14. The system of claim 1, wherein the one or more processors configured to modify the subset of shared model parameters when training all of the plurality of training tasks and modify the subset of task-specific parameters only when training the specific associated task but not the other non-specifically associated tasks.

15. The system of claim 1, wherein the one or more processors configured to generate the task-specific parameters for the current training iteration based on a compressed encoding of the one or more training samples associated with the current training task and a non-compressed version of the one or more training samples associated with the previous training task.

16. The system of claim 1, wherein the one or more processors configured to generate the compressed encoding by an encoder trained by adding a mean square error reconstruction loss of the one or more training samples associated with the previous training task to a penalized form of a Wasserstein distance between the distribution of the compressed encoding and a multivariate normal distribution of an embedded low dimensional space.

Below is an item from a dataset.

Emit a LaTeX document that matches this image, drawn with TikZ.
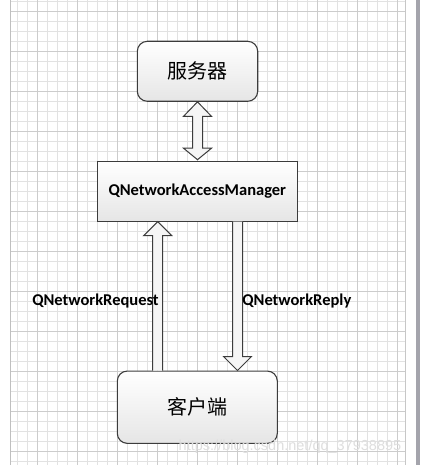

17. The system of claim 1, wherein the one or more processors configured to generate the one or more of the training samples associated with the previous training task based on an aggregated distribution of a plurality of the training samples to which the propagator was applied in the previous training iteration.

18. The method of claim 1, wherein the classification model is a neural network (NN) selected from the group consisting of: convolutional neural network (CNN), recurrent neural network (RNN) and multilayer perceptron (MLP).

19. A non-transitory computer-readable medium comprising instructions which, when implemented in one or more processors in a computing device, cause the one or more processors to:

receive a sequence of a plurality of training tasks, wherein each training task is associated with one or more training samples and corresponding labels respectively associated with the one or more training samples;

generate a subset of shared model parameters that are common to the plurality of training tasks and a subset of task-specific model parameters for each training task that are not common to the plurality of training tasks;

train the machine learning model in a sequence of a plurality of sequential training iterations respectively associated with the sequence of a plurality of training tasks, wherein in each of the plurality of sequential training iterations the machine learning model is trained by: generating the task-specific parameters for the current training iteration by applying a propagator to the one or more training samples associated with the current training task, wherein the training of the model for the current training task is constrained by one or more of the training samples associated with a previous training task in a previous training iteration; and classifying the one or more samples associated with the current training task based on the machine learning model defined by combining the subset of shared parameters and the task-specific parameters generated based on the training samples associated with the current training task and the previous training task.

20. The non-transitory computer-readable medium of claim 19, comprising instructions which, when implemented in the one or more processors in the computing device, further cause the one or more processors to generate the one or more of the training samples associated with the previous training task based on an aggregated distribution of a plurality of the training samples to which the propagator was applied in the previous training iteration.